The information and quotes are from the following article on mssqltips.com "Choose Between SQL Server Subquery T-SQL Code" by Eric Blinn. https://www.mssqltips.com/sqlservertip/6618/sql-server-query-performance-cte-view-subquery-temp-table-table-variable/
SQL Server 2019 CTEs, subqueries, and views
The SQL Server [2019] engine optimizes every query that is given to it. When
it encounters a CTE, traditional subquery, or view, it sees them all
the same way and optimizes them the same way. This involves looking
at the underlying tables, considering their statistics, and choosing
the best way to proceed. In most cases they will return the same plan
and therefore perform exactly the same.
TempDB table
For the query that inserted rows into the temporary table, the
optimizer looked at the table statistics and chose the best way
forward. It actually made new table statistics for the temporary
table and then used them to run the second. This brings about very
similar performance.
Table variable
The table variable has poor performance in the example given in the article due to lack of table statistics.
...the table variable does not have any table statistics generated for
it like the TempDB table did. This means the optimizer has to make a
wild guess as to how to proceed. In this example it made a very, very
poor decision.
This is not to write off table variables. They surely have their
place as will be discussed later in the tip.
Temp table vs Table variable
A temporary table will be stored on disk and have statistics
calculated on it and a table variable will not. Because of this
difference temporary tables are best when the expected row count
is >100 and the table variable for smaller expected row counts where the lack of statistics will be less likely to lead to a bad query plan.
Advantages of CTE
CTE can be termed as 'Temporary View' used as a good alternative for a View in some cases.
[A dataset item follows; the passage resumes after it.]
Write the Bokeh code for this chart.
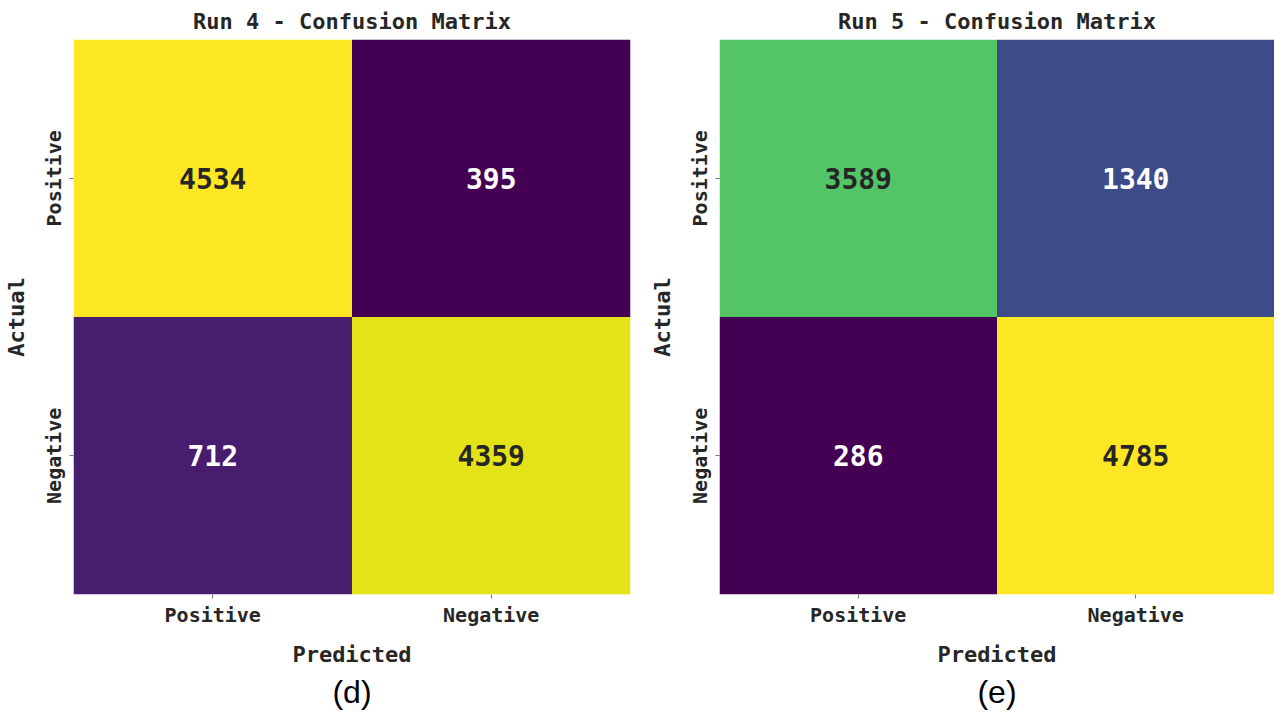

The main advantage over a view is usage of memory. As CTE's scope is limited only to its batch, the memory allocated for it is flushed as soon as its batch is crossed. But once a view is created, it is stored until user drops it. If the view is not used after creation then it's a mere waste of memory.
CPU cost for CTE execution is lesser when compared to that of View.
Like View, CTE doesn't store any metadata of its definition and provides better readability.
A CTE can be referred for multiple times in a query.
As the scope is limited to the batch, multiple CTEs can have the same name which a view cannot have.
It can be made recursive.
Disadvantages of CTE
Though using CTE is advantageous, it does have some limitations to be kept in mind,
We knew that it is a substitute for a view but a CTE cannot be nested while Views can be nested.
View once declared can be used for any number of times but CTE cannot be used. It should be declared every time you want to use it. For this scenario, CTE is not recommended to use as it is a tiring job for user to declare the batches again and again.
Between the anchor members there should be operators like UNION, UNION ALL or EXCEPT etc.
In Recursive CTEs, you can define many Anchor Members and Recursive Members but all the Anchor Members must be defined before the first Recursive Member. You cannot define an Anchor Member between two Recursive Member.
The number of columns, the data types used in Anchor and Recursive Members should be same.
In Recursive Member, aggregate functions like TOP, operator like DISTINCT, clause like HAVING and GROUP BY, Sub-queries, joins like Left Outer or Right Outer or Full Outer are not allowed. Regarding Joins, only Inner Join is allowed in Recursive Member.
Recursion Limit is 32767, crossing which results in the crash of server due to infinite loop.